Tuesday, November 22, 2005

Old Labour?

Israel

Nov 17th 2005 TEL AVIV
From The Economist print edition

Amir Peretz's election as Labour leader has upset but also normalised politics

ON A night when speakers including Bill Clinton competed to utter the most moving tribute to Yitzhak Rabin, it was a mark of Amir Peretz's rhetorical skill that his were the words that led the news reports afterwards. Mixing memories (“I am the child who came to Israel 50 years ago”), melodrama (“violence has become rooted among us”) and Martin Luther King (“I have a dream [that] our children and the Palestinians' children will play together”), the new Labour leader ended by addressing the fallen prime minister, assassinated ten years ago, on November 12th, by a Jewish extremist: “You were murdered (nirtsakhta), but you won (nitsakhta).”

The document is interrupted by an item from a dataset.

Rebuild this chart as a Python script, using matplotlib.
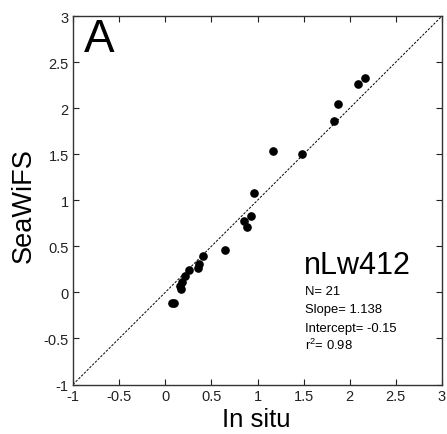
import matplotlib
matplotlib.use('Agg')
from matplotlib import pyplot as plt

in_situ = [2.16, 2.09, 1.87, 1.83, 1.17, 1.48, 0.96, 0.93, 0.85, 0.89, 0.65,
           0.41, 0.37, 0.35, 0.26, 0.21, 0.18, 0.16, 0.17, 0.07, 0.10]
seawifs = [2.33, 2.26, 2.05, 1.86, 1.53, 1.50, 1.08, 0.83, 0.77, 0.71, 0.46,
           0.40, 0.31, 0.27, 0.24, 0.18, 0.11, 0.07, 0.04, -0.12, -0.12]
ticks = [-1, -0.5, 0, 0.5, 1, 1.5, 2, 2.5, 3]
tick_labels = ['-1', '-0.5', '0', '0.5', '1', '1.5', '2', '2.5', '3']
stats = ['N= 21', 'Slope= 1.138', 'Intercept= -0.15', 'r$^2$= 0.98']

plt.rcParams['font.family'] = 'Liberation Sans'
plt.rcParams['mathtext.fontset'] = 'custom'
plt.rcParams['mathtext.rm'] = 'Liberation Sans'

fig = plt.figure(figsize=(4.47, 4.35), dpi=100)
ax = fig.add_axes([73 / 447, 49.5 / 435, 369 / 447, 368.5 / 435])

ax.plot([-1, 3], [-1, 3], color='k', linestyle=(0, (2.5, 1.5)), linewidth=0.7)
ax.plot(in_situ, seawifs, 'o', color='k', markersize=5.2)

ax.set_xlim(-1, 3)
ax.set_ylim(-1, 3)
ax.set_xticks(ticks)
ax.set_xticklabels(tick_labels)
ax.set_yticks(ticks)
ax.set_yticklabels(tick_labels)
ax.tick_params(direction='in', length=4, width=0.8, labelsize=10.5,
               top=True, right=True, pad=3, colors='#222222')
for s in ax.spines.values():
    s.set_linewidth(1.0)
    s.set_color('#333333')

# axis labels placed by hand to match the original layout
fig.text(256 / 447, 1 - 427 / 435, 'In situ', fontsize=18.5, ha='center', va='baseline')
fig.text(24 / 447, 1 - 206 / 435, 'SeaWiFS', fontsize=19.5, ha='center', va='center',
         rotation=90)

fig.text(84 / 447, 1 - 18 / 435, 'A', fontsize=33, ha='left', va='top')
fig.text(304 / 447, 1 - 274 / 435, 'nLw412', fontsize=22, ha='left', va='baseline')
for i, line in enumerate(stats):
    fig.text(305 / 447, 1 - (295 + 18.3 * i) / 435, line, fontsize=9.4,
             ha='left', va='baseline')

plt.savefig('out.png', dpi=100)
plt.close()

A lot of the crowd in Tel Aviv's Rabin Square would, once the sniffly fog of nostalgia had cleared, disagree. According to October's monthly Peace Index poll by Tel Aviv University, only 39% of Jewish Israelis believe that the Oslo accords, which Rabin signed in 1993 with the Palestinian leader, Yasser Arafat, would have led to a final peace deal even if Rabin had lived. But Mr Peretz is hoping to take over Rabin's legacy. Two days earlier he unexpectedly beat Israel's elder statesman and Rabin's erstwhile lieutenant, Shimon Peres, in Labour primaries. This week he and Ariel Sharon, the current prime minister, agreed to hold an early election, in late February or March. Had there been no deal, Mr Peretz said he would have pulled Labour out of the coalition government immediately.

Mr Peretz's victory also means a comforting return to normalcy. Since Mr Sharon's decision to withdraw Israeli settlers and troops from Gaza, Israeli politics has been like a small ecosystem thrown out of kilter by poisonous waste. The right-wing Likud, having tried to swallow what was originally a leftist idea (though Mr Sharon, unlike the left, may have intended the Gaza pullout to be Israel's final withdrawal from occupied territory) was near fission. Labour, with its agenda appropriated by its opponents, was shrivelling up. Pundits had pronounced the party to be at the edge of the grave, into which the 82-year-old Mr Peres, who led it in five elections and never won outright, would surely tip it. Smaller parties on both right and left, which have to win only 2% of the total vote to win seats, had grown fat on the detritus of the two main ones and were throwing their new weight about in Israel's parliament, the Knesset.

Now Likud can go back to being its hawkish self, while Labour can go back to being Labour in a way it has not been for decades. Mr Peretz, chairman of the Histadrut, the main trade-union federation, is a clear-eyed leftist on all fronts. He says he would start final-status talks with the Palestinian Authority (PA) immediately, which Mr Sharon refuses to do until it brings terrorist groups under control, and has proposed a bill to give any Israeli settlement in the West Bank the same compensation as the Gaza settlers if 60% of its residents agree to be evacuated. He also wants to raise the minimum wage by a third, lower the retirement age, increase government subsidies for pensions, and make various other welfare and tax changes to benefit the poor.

That guarantees him many votes of Israelis who have lost out in the free-market reforms introduced by Mr Sharon's erstwhile finance minister, Binyamin Netanyahu. Moreover, the Moroccan-born Mr Peretz is from a part of society that has always been under-represented in the Israeli elites and harboured a special grudge against Labour—the Sephardim, Jews of mainly Middle Eastern descent. These two bases mean that Labour will take back voters from the parties that had become havens for hard leftists disgusted with Mr Peres (and whose doveish leaders, such as Yossi Beilin, an architect of one of the most recent bilateral peace plans, now look even more marginalised than before), as well as some traditional Likud supporters. Even so, according to opinion polls, Labour will still come up a good ten seats short of Likud in the 120-seat Knesset.

A lot more guesswork

But there are still plenty of unknowns between now and the election. The consequences of the Gaza disengagement—will terror attacks increase or will improved access for Gazans to the outside world bring some calm and stability?—will affect Mr Sharon's rating. How well the Islamist party, Hamas, does in Palestinian elections in January, and how it comports itself afterwards, will also do much to determine Israeli voters' hawkishness. And maybe the scandal surrounding Mr Sharon and his son Omri, which was held in abeyance during the Gaza pullout, will return. The young Sharon this week pleaded guilty to breaking various campaign-finance laws during his father's Likud leadership campaign in 1999. As nobody foresaw Mr Peretz's victory over Mr Peres last week, nobody now dares make a prediction for the showdown to come—or how the result may affect the chances of peace with the Palestinians.